|Weintraub, Phyllis - Gilat Research Center|
|Katoch, R - Himachal Pradesh Agricultural University|
Submitted to: Bulletin of Entomological Research
Publication Type: Peer Reviewed Journal
Publication Acceptance Date: 3/11/2012
Publication Date: 12/1/2012
Citation: Johnson, A.J., Weintraub, P., Schemerhorn, B.J., Shukle, R.H., Katoch, R. 2012. Biological and molecular characterization of Hessian fly (Diptera: Cecidomyiidae) from Israel. Bulletin of Entomological Research. 102:632-643.
Interpretive Summary: Hessian fly is an important pest of wheat in the southeastern United States; however, its center of origin is the Fertile Crescent region of the Middle East where it coevolved with wheat. From this center of origin Hessian fly has been dispersed to Europe, the Mediterranean basin, and North America. The most effective and economical control of Hessian fly is through deployment of genetically resistant wheat. Unfortunately, the deployment of single dominant resistance genes places a selection pressure on Hessian fly field populations that leads to the appearance of biotypes that can overcome formerly resistant wheat. Understanding the ancestry of Hessian fly from the Middle East and its ability to overcome different genes for resistance in wheat will aid in understanding the ability of Hessian fly populations in the United States to overcome deployed genes for resistance. We have studied Hessian fly collections from five different locations in Israel. These studies have documented that Hessian fly from Israel is virulent to (can overcome) 11 resistance genes found in wheat. This is surprising since there has never been a program to deploy genes for resistance in Israel. The selection pressure that resulted in virulence in the Israeli Hessian fly is currently unknown; however, one hypothesis is that resistance genes in wild wheat in Israel may have been the source of the selection pressure. Studies are ongoing to clone genes for virulence from the Israeli Hessian fly to see how they compare structurally to genes for virulence in populations in the United States. Knowledge gained from this study will help breeders and scientists facing the challenge of ensuring the durability of resistant wheat better understand how Hessian fly overcomes resistance in wheat. The agricultural community (crop producers and commodity groups) will benefit from improved pest control that increases yield and quality without increasing costs.
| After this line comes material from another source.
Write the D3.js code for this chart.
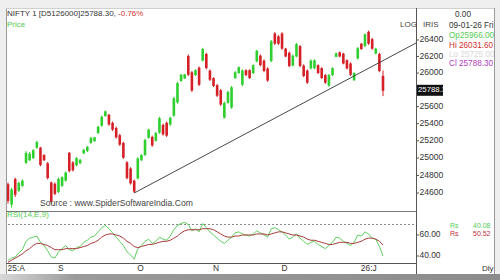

Technical Abstract: Morphological evaluation of adults emerging in 5 field collections from Israel supported they were Hessian fly. One of the field collections from Israel was successfully established in culture and a free choice ovipositional preference test with barley and wheat documented females overwhelmingly preferred to oviposit on wheat. DNA Barcoding results using cytochrome c oxidase subunit I (COI) documented that 4 of the 5 Israeli collections averaged only 0.45% divergence compared to Hessian fly collections from the United States and Syria. However, barcodes for the Zikim, Israel collection showed on average 3.52% divergence from the other Israeli collections as well as the collections from the United States and Syria. In evaluations of virulence the Israeli Hessian fly in culture was virulent to 11 of the 19 resistance (R) genes tested and complementation analysis documented that for 4 of the R genes tested the Israeli Hessian fly shared loci for virulence with Hessian fly from the United States. Hessian fly infestations from 7 fields in Israel were all greater than the 5 – 8% levels that result in significant yield losses. Microsatellite genotyping of the 5 Hessian fly collections from Israel revealed two populations. One population was comprised of the 3 collections from the northern Negev and the other population comprised the 2 collections from the southern Coastal Plains Region. Results are discussed from the perspective of contrasting the Israeli Hessian fly collections with those from the United States and Syria.